> _WHAT IS EXPECTED_
Reproduce the listing below character for character; drop every image.

> _DATA BLOCK_
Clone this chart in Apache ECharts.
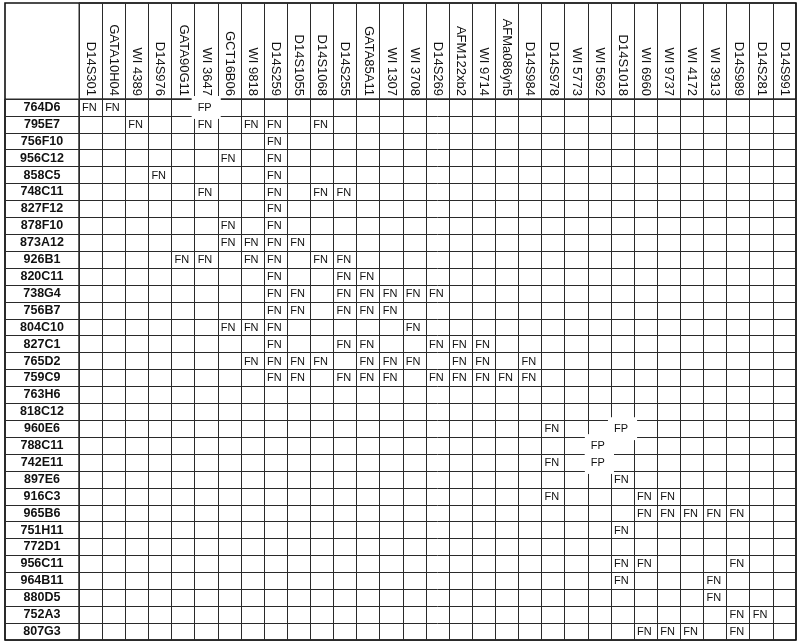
<!DOCTYPE html>
<html>
<head>
<meta charset="utf-8">
<script src="https://cdn.jsdelivr.net/npm/echarts@6/dist/echarts.min.js"></script>
<style>
html,body{margin:0;padding:0;background:#fff;}
#chart{width:800px;height:644px;}
</style>
</head>
<body>
<div id="chart"></div>
<script>
const markers = ['D14S301','GATA10H04','WI 4389','D14S976','GATA90G11','WI 3647','GCT16B06','WI 9818','D14S259','D14S1055','D14S1068','D14S255','GATA85A11','WI 1307','WI 3708','D14S269','AFM122xb2','WI 9714','AFMa086yh5','D14S984','D14S978','WI 5773','WI 5692','D14S1018','WI 6960','WI 9737','WI 4172','WI 3913','D14S989','D14S281','D14S991'];

const clones = ['764D6','795E7','756F10','956C12','858C5','748C11','827F12','878F10','873A12','926B1','820C11','738G4','756B7','804C10','827C1','765D2','759C9','763H6','818C12','960E6','788C11','742E11','897E6','916C3','965B6','751H11','772D1','956C11','964B11','880D5','752A3','807G3'];

// False negatives: [clone, marker]
const fnCells = [
  ['764D6','D14S301'],['764D6','GATA10H04'],
  ['795E7','WI 4389'],['795E7','WI 3647'],['795E7','WI 9818'],['795E7','D14S259'],['795E7','D14S1068'],
  ['756F10','D14S259'],
  ['956C12','GCT16B06'],['956C12','D14S259'],
  ['858C5','D14S976'],['858C5','D14S259'],
  ['748C11','WI 3647'],['748C11','D14S259'],['748C11','D14S1068'],['748C11','D14S255'],
  ['827F12','D14S259'],
  ['878F10','GCT16B06'],['878F10','D14S259'],
  ['873A12','GCT16B06'],['873A12','WI 9818'],['873A12','D14S259'],['873A12','D14S1055'],
  ['926B1','GATA90G11'],['926B1','WI 3647'],['926B1','WI 9818'],['926B1','D14S259'],['926B1','D14S1068'],['926B1','D14S255'],
  ['820C11','D14S259'],['820C11','D14S255'],['820C11','GATA85A11'],
  ['738G4','D14S259'],['738G4','D14S1055'],['738G4','D14S255'],['738G4','GATA85A11'],['738G4','WI 1307'],['738G4','WI 3708'],['738G4','D14S269'],
  ['756B7','D14S259'],['756B7','D14S1055'],['756B7','D14S255'],['756B7','GATA85A11'],['756B7','WI 1307'],
  ['804C10','GCT16B06'],['804C10','WI 9818'],['804C10','D14S259'],['804C10','WI 3708'],
  ['827C1','D14S259'],['827C1','D14S255'],['827C1','GATA85A11'],['827C1','D14S269'],['827C1','AFM122xb2'],['827C1','WI 9714'],
  ['765D2','WI 9818'],['765D2','D14S259'],['765D2','D14S1055'],['765D2','D14S1068'],['765D2','GATA85A11'],['765D2','WI 1307'],['765D2','WI 3708'],['765D2','AFM122xb2'],['765D2','WI 9714'],['765D2','D14S984'],
  ['759C9','D14S259'],['759C9','D14S1055'],['759C9','D14S255'],['759C9','GATA85A11'],['759C9','WI 1307'],['759C9','D14S269'],['759C9','AFM122xb2'],['759C9','WI 9714'],['759C9','AFMa086yh5'],['759C9','D14S984'],
  ['960E6','D14S978'],
  ['742E11','D14S978'],
  ['897E6','D14S1018'],
  ['916C3','D14S978'],['916C3','WI 6960'],['916C3','WI 9737'],
  ['965B6','WI 6960'],['965B6','WI 9737'],['965B6','WI 4172'],['965B6','WI 3913'],['965B6','D14S989'],
  ['751H11','D14S1018'],
  ['956C11','D14S1018'],['956C11','WI 6960'],['956C11','D14S989'],
  ['964B11','D14S1018'],['964B11','WI 3913'],
  ['880D5','WI 3913'],
  ['752A3','D14S989'],['752A3','D14S281'],
  ['807G3','WI 6960'],['807G3','WI 9737'],['807G3','WI 4172'],['807G3','D14S989']
];

// False positives: [clone, marker]
const fpCells = [
  ['764D6','WI 3647'],
  ['960E6','D14S1018'],
  ['788C11','WI 5692'],
  ['742E11','WI 5692']
];

const FONT = "'Liberation Sans', Arial, Helvetica, sans-serif";
const LINE = '#2a2a2a';

const fnData = fnCells.map(c => [c[1], c[0]]);
const fpData = fpCells.map(c => [c[1], c[0]]);

function cellRenderer(label, erase) {
  return function (params, api) {
    const x = api.value(0), y = api.value(1);
    const c = api.coord([x, y]);
    const s = api.size([1, 1]);
    const left = c[0] - s[0] / 2, top = c[1] - s[1] / 2;
    const children = [];
    if (erase) {
      children.push({
        type: 'rect',
        shape: { x: left - 3, y: top - 3, width: s[0] + 6, height: s[1] + 6 },
        style: { fill: '#fff' }
      });
    }
    children.push({
      type: 'text',
      style: {
        text: label, x: left + 3, y: c[1] + 0.5,
        fill: '#111', font: '11px ' + FONT,
        align: 'left', verticalAlign: 'middle'
      }
    });
    return { type: 'group', children: children };
  };
}

const chart = echarts.init(document.getElementById('chart'), null, { renderer: 'canvas' });

const option = {
  backgroundColor: '#fff',
  animation: false,
  grid: [
    { left: 79, top: 99, right: 4, bottom: 4, show: true, borderColor: LINE, borderWidth: 1 },   // cells
    { left: 5, top: 99, width: 74, bottom: 4, show: true, borderColor: LINE, borderWidth: 1 },   // clone labels column
    { left: 79, top: 3, right: 4, height: 96, show: true, borderColor: LINE, borderWidth: 1 },   // header
    { left: 5, top: 3, right: 4, bottom: 4, show: true, borderColor: '#111', borderWidth: 1.6 }  // outer frame
  ],
  xAxis: [
    {
      gridIndex: 0, type: 'category', data: markers, position: 'top', boundaryGap: true,
      axisLine: { show: false }, axisTick: { show: false },
      axisLabel: { interval: 0, rotate: 90, margin: 3, fontSize: 13, fontFamily: FONT, color: '#111' },
      splitLine: { show: true, interval: 0, lineStyle: { color: LINE, width: 1 } }
    },
    { gridIndex: 1, type: 'value', show: false, min: 0, max: 1 },
    {
      gridIndex: 2, type: 'category', data: markers, boundaryGap: true,
      axisLine: { show: false }, axisTick: { show: false }, axisLabel: { show: false },
      splitLine: { show: true, interval: 0, lineStyle: { color: LINE, width: 1 } }
    },
    { gridIndex: 3, type: 'value', show: false, min: 0, max: 1 }
  ],
  yAxis: [
    {
      gridIndex: 0, type: 'category', data: clones, inverse: true, boundaryGap: true,
      axisLine: { show: false }, axisTick: { show: false },
      axisLabel: { interval: 0, margin: 37, align: 'center', fontSize: 12.5, fontWeight: 'bold', fontFamily: FONT, color: '#111' },
      splitLine: { show: true, interval: 0, lineStyle: { color: LINE, width: 1 } }
    },
    {
      gridIndex: 1, type: 'category', data: clones, inverse: true, boundaryGap: true,
      axisLine: { show: false }, axisTick: { show: false }, axisLabel: { show: false },
      splitLine: { show: true, interval: 0, lineStyle: { color: LINE, width: 1 } }
    },
    { gridIndex: 2, type: 'value', show: false, min: 0, max: 1 },
    { gridIndex: 3, type: 'value', show: false, min: 0, max: 1 }
  ],
  series: [
    {
      name: 'FN', type: 'custom', xAxisIndex: 0, yAxisIndex: 0,
      data: fnData, encode: { x: 0, y: 1 },
      renderItem: cellRenderer('FN', false), z: 5
    },
    {
      name: 'FP', type: 'custom', xAxisIndex: 0, yAxisIndex: 0,
      data: fpData, encode: { x: 0, y: 1 },
      renderItem: cellRenderer('FP', true), z: 6
    }
  ]
};

chart.setOption(option);
</script>
</body>
</html>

> _EXERCISE OUTPUT_
Clone this chart in Apache ECharts.
<!DOCTYPE html>
<html>
<head>
<meta charset="utf-8">
<script src="https://cdn.jsdelivr.net/npm/echarts@6/dist/echarts.min.js"></script>
<style>
html,body{margin:0;padding:0;background:#fff;}
#chart{width:800px;height:644px;}
</style>
</head>
<body>
<div id="chart"></div>
<script>
const markers = ['D14S301','GATA10H04','WI 4389','D14S976','GATA90G11','WI 3647','GCT16B06','WI 9818','D14S259','D14S1055','D14S1068','D14S255','GATA85A11','WI 1307','WI 3708','D14S269','AFM122xb2','WI 9714','AFMa086yh5','D14S984','D14S978','WI 5773','WI 5692','D14S1018','WI 6960','WI 9737','WI 4172','WI 3913','D14S989','D14S281','D14S991'];

const clones = ['764D6','795E7','756F10','956C12','858C5','748C11','827F12','878F10','873A12','926B1','820C11','738G4','756B7','804C10','827C1','765D2','759C9','763H6','818C12','960E6','788C11','742E11','897E6','916C3','965B6','751H11','772D1','956C11','964B11','880D5','752A3','807G3'];

// False negatives: [clone, marker]
const fnCells = [
  ['764D6','D14S301'],['764D6','GATA10H04'],
  ['795E7','WI 4389'],['795E7','WI 3647'],['795E7','WI 9818'],['795E7','D14S259'],['795E7','D14S1068'],
  ['756F10','D14S259'],
  ['956C12','GCT16B06'],['956C12','D14S259'],
  ['858C5','D14S976'],['858C5','D14S259'],
  ['748C11','WI 3647'],['748C11','D14S259'],['748C11','D14S1068'],['748C11','D14S255'],
  ['827F12','D14S259'],
  ['878F10','GCT16B06'],['878F10','D14S259'],
  ['873A12','GCT16B06'],['873A12','WI 9818'],['873A12','D14S259'],['873A12','D14S1055'],
  ['926B1','GATA90G11'],['926B1','WI 3647'],['926B1','WI 9818'],['926B1','D14S259'],['926B1','D14S1068'],['926B1','D14S255'],
  ['820C11','D14S259'],['820C11','D14S255'],['820C11','GATA85A11'],
  ['738G4','D14S259'],['738G4','D14S1055'],['738G4','D14S255'],['738G4','GATA85A11'],['738G4','WI 1307'],['738G4','WI 3708'],['738G4','D14S269'],
  ['756B7','D14S259'],['756B7','D14S1055'],['756B7','D14S255'],['756B7','GATA85A11'],['756B7','WI 1307'],
  ['804C10','GCT16B06'],['804C10','WI 9818'],['804C10','D14S259'],['804C10','WI 3708'],
  ['827C1','D14S259'],['827C1','D14S255'],['827C1','GATA85A11'],['827C1','D14S269'],['827C1','AFM122xb2'],['827C1','WI 9714'],
  ['765D2','WI 9818'],['765D2','D14S259'],['765D2','D14S1055'],['765D2','D14S1068'],['765D2','GATA85A11'],['765D2','WI 1307'],['765D2','WI 3708'],['765D2','AFM122xb2'],['765D2','WI 9714'],['765D2','D14S984'],
  ['759C9','D14S259'],['759C9','D14S1055'],['759C9','D14S255'],['759C9','GATA85A11'],['759C9','WI 1307'],['759C9','D14S269'],['759C9','AFM122xb2'],['759C9','WI 9714'],['759C9','AFMa086yh5'],['759C9','D14S984'],
  ['960E6','D14S978'],
  ['742E11','D14S978'],
  ['897E6','D14S1018'],
  ['916C3','D14S978'],['916C3','WI 6960'],['916C3','WI 9737'],
  ['965B6','WI 6960'],['965B6','WI 9737'],['965B6','WI 4172'],['965B6','WI 3913'],['965B6','D14S989'],
  ['751H11','D14S1018'],
  ['956C11','D14S1018'],['956C11','WI 6960'],['956C11','D14S989'],
  ['964B11','D14S1018'],['964B11','WI 3913'],
  ['880D5','WI 3913'],
  ['752A3','D14S989'],['752A3','D14S281'],
  ['807G3','WI 6960'],['807G3','WI 9737'],['807G3','WI 4172'],['807G3','D14S989']
];

// False positives: [clone, marker]
const fpCells = [
  ['764D6','WI 3647'],
  ['960E6','D14S1018'],
  ['788C11','WI 5692'],
  ['742E11','WI 5692']
];

const FONT = "'Liberation Sans', Arial, Helvetica, sans-serif";
const LINE = '#2a2a2a';

const fnData = fnCells.map(c => [c[1], c[0]]);
const fpData = fpCells.map(c => [c[1], c[0]]);

function cellRenderer(label, erase) {
  return function (params, api) {
    const x = api.value(0), y = api.value(1);
    const c = api.coord([x, y]);
    const s = api.size([1, 1]);
    const left = c[0] - s[0] / 2, top = c[1] - s[1] / 2;
    const children = [];
    if (erase) {
      children.push({
        type: 'rect',
        shape: { x: left - 3, y: top - 3, width: s[0] + 6, height: s[1] + 6 },
        style: { fill: '#fff' }
      });
    }
    children.push({
      type: 'text',
      style: {
        text: label, x: left + 3, y: c[1] + 0.5,
        fill: '#111', font: '11px ' + FONT,
        align: 'left', verticalAlign: 'middle'
      }
    });
    return { type: 'group', children: children };
  };
}

const chart = echarts.init(document.getElementById('chart'), null, { renderer: 'canvas' });

const option = {
  backgroundColor: '#fff',
  animation: false,
  grid: [
    { left: 79, top: 99, right: 4, bottom: 4, show: true, borderColor: LINE, borderWidth: 1 },   // cells
    { left: 5, top: 99, width: 74, bottom: 4, show: true, borderColor: LINE, borderWidth: 1 },   // clone labels column
    { left: 79, top: 3, right: 4, height: 96, show: true, borderColor: LINE, borderWidth: 1 },   // header
    { left: 5, top: 3, right: 4, bottom: 4, show: true, borderColor: '#111', borderWidth: 1.6 }  // outer frame
  ],
  xAxis: [
    {
      gridIndex: 0, type: 'category', data: markers, position: 'top', boundaryGap: true,
      axisLine: { show: false }, axisTick: { show: false },
      axisLabel: { interval: 0, rotate: 90, margin: 3, fontSize: 13, fontFamily: FONT, color: '#111' },
      splitLine: { show: true, interval: 0, lineStyle: { color: LINE, width: 1 } }
    },
    { gridIndex: 1, type: 'value', show: false, min: 0, max: 1 },
    {
      gridIndex: 2, type: 'category', data: markers, boundaryGap: true,
      axisLine: { show: false }, axisTick: { show: false }, axisLabel: { show: false },
      splitLine: { show: true, interval: 0, lineStyle: { color: LINE, width: 1 } }
    },
    { gridIndex: 3, type: 'value', show: false, min: 0, max: 1 }
  ],
  yAxis: [
    {
      gridIndex: 0, type: 'category', data: clones, inverse: true, boundaryGap: true,
      axisLine: { show: false }, axisTick: { show: false },
      axisLabel: { interval: 0, margin: 37, align: 'center', fontSize: 12.5, fontWeight: 'bold', fontFamily: FONT, color: '#111' },
      splitLine: { show: true, interval: 0, lineStyle: { color: LINE, width: 1 } }
    },
    {
      gridIndex: 1, type: 'category', data: clones, inverse: true, boundaryGap: true,
      axisLine: { show: false }, axisTick: { show: false }, axisLabel: { show: false },
      splitLine: { show: true, interval: 0, lineStyle: { color: LINE, width: 1 } }
    },
    { gridIndex: 2, type: 'value', show: false, min: 0, max: 1 },
    { gridIndex: 3, type: 'value', show: false, min: 0, max: 1 }
  ],
  series: [
    {
      name: 'FN', type: 'custom', xAxisIndex: 0, yAxisIndex: 0,
      data: fnData, encode: { x: 0, y: 1 },
      renderItem: cellRenderer('FN', false), z: 5
    },
    {
      name: 'FP', type: 'custom', xAxisIndex: 0, yAxisIndex: 0,
      data: fpData, encode: { x: 0, y: 1 },
      renderItem: cellRenderer('FP', true), z: 6
    }
  ]
};

chart.setOption(option);
</script>
</body>
</html>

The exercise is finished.